▸ Exercise objective
The lines from the top of the material through the line with "from bokeh.core.properties import value" are to be set down exactly. Leave the pictures out.

▸ Data extract
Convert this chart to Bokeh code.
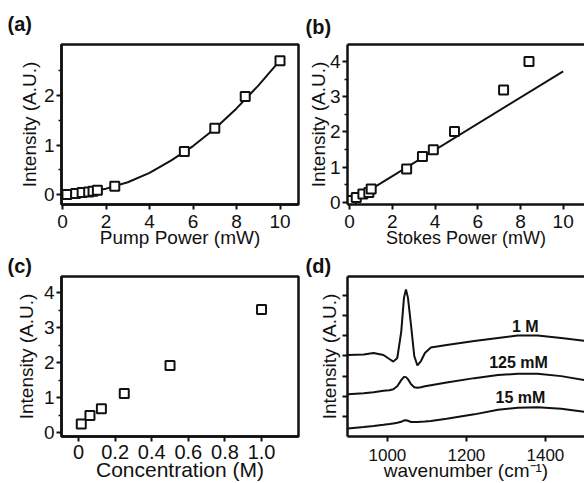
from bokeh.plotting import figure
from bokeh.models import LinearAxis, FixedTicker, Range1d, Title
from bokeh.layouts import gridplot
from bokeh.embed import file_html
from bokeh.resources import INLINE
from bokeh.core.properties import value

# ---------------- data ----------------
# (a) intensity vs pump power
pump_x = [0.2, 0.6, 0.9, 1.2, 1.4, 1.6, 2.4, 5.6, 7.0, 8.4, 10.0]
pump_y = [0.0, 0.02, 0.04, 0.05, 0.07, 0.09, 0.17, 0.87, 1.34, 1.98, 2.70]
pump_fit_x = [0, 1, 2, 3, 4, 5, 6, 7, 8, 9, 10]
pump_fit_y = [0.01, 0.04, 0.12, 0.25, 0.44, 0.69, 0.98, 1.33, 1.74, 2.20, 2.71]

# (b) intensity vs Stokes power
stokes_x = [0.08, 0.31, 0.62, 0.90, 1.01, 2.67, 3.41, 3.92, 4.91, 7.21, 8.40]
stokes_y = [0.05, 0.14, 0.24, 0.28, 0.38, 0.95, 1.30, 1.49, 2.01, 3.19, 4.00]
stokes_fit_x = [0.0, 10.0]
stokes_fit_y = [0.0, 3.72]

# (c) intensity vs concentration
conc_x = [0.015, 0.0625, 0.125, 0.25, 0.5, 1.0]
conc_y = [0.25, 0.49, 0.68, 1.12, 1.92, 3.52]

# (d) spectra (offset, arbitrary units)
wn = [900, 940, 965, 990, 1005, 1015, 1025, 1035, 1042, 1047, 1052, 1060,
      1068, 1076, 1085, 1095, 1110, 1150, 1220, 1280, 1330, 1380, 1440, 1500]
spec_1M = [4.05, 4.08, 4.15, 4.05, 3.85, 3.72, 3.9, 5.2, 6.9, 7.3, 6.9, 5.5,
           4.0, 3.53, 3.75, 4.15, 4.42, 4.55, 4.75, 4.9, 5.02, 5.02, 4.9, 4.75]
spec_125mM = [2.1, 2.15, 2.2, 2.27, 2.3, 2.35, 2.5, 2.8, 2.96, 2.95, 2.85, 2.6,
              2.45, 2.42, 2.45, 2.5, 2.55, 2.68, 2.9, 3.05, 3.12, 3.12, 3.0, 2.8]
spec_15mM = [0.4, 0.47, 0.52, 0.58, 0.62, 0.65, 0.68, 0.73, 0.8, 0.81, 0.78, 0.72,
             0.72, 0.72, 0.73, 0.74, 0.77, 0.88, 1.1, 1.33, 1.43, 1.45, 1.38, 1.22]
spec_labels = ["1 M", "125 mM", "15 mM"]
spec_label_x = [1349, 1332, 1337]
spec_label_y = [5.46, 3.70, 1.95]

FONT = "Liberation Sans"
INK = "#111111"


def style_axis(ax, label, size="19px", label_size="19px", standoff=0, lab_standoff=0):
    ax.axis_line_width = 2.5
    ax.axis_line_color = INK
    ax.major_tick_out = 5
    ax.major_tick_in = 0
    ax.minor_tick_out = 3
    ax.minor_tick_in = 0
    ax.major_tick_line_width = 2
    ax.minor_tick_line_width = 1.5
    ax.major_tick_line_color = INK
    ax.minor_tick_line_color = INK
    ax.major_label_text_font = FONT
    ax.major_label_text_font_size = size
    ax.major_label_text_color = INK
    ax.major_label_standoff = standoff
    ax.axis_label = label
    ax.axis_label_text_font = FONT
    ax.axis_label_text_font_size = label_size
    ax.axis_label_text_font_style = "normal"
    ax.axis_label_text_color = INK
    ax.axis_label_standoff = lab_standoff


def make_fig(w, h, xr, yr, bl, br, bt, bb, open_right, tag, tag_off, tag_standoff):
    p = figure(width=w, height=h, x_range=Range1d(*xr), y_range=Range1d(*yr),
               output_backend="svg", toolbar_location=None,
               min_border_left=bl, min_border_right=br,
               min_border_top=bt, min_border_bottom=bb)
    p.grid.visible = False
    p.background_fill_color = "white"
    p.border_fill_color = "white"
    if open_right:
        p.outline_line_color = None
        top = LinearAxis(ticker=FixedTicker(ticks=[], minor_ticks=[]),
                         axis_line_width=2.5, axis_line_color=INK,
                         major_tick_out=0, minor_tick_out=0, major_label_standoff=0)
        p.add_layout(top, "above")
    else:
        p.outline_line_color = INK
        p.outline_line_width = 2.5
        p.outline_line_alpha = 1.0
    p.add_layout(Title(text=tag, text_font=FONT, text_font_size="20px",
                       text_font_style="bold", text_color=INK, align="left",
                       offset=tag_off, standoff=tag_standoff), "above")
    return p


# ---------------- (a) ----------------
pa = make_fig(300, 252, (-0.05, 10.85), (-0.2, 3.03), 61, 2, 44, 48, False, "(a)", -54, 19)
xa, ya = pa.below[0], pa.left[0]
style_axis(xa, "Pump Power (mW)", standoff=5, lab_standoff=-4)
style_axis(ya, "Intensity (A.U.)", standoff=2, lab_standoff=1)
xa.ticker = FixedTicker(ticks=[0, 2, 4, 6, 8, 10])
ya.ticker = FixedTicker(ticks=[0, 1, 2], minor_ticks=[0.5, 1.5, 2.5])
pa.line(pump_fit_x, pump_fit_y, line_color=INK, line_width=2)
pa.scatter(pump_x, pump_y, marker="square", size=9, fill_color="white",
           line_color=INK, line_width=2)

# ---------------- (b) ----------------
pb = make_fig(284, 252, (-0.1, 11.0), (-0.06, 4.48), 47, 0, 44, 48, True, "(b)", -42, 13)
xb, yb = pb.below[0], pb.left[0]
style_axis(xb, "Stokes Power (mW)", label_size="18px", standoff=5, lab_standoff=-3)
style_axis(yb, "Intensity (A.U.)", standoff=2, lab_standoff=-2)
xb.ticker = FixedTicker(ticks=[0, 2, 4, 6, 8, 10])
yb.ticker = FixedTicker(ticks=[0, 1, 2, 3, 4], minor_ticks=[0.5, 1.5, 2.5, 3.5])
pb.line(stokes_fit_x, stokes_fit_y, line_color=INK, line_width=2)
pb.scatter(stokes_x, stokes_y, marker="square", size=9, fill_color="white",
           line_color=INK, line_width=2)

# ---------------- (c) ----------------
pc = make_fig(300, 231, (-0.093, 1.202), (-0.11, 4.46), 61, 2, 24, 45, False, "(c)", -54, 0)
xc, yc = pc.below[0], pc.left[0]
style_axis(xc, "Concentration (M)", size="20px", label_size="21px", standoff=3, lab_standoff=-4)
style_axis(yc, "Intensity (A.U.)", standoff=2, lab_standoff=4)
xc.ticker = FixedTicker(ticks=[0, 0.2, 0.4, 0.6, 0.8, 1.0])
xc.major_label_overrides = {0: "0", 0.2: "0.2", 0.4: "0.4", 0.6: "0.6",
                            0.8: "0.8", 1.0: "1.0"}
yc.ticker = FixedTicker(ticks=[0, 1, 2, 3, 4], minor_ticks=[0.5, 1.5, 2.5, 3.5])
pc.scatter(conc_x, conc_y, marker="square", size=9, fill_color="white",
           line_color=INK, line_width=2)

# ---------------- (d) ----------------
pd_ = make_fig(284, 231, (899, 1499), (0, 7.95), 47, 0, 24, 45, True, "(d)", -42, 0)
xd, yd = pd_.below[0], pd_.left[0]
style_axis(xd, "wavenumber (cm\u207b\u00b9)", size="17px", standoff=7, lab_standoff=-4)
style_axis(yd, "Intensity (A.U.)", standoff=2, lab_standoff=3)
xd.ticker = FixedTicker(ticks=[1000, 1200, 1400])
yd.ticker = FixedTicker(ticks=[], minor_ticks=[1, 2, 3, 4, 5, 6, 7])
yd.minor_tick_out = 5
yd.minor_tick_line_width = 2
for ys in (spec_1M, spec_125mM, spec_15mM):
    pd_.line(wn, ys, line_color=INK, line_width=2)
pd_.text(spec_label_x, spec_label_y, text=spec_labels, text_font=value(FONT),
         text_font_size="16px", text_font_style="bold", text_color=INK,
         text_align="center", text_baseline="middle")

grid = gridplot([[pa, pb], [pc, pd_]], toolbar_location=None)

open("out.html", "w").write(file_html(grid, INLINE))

▸ Exercise result
Convert this chart to Bokeh code.
from bokeh.plotting import figure
from bokeh.models import LinearAxis, FixedTicker, Range1d, Title
from bokeh.layouts import gridplot
from bokeh.embed import file_html
from bokeh.resources import INLINE
from bokeh.core.properties import value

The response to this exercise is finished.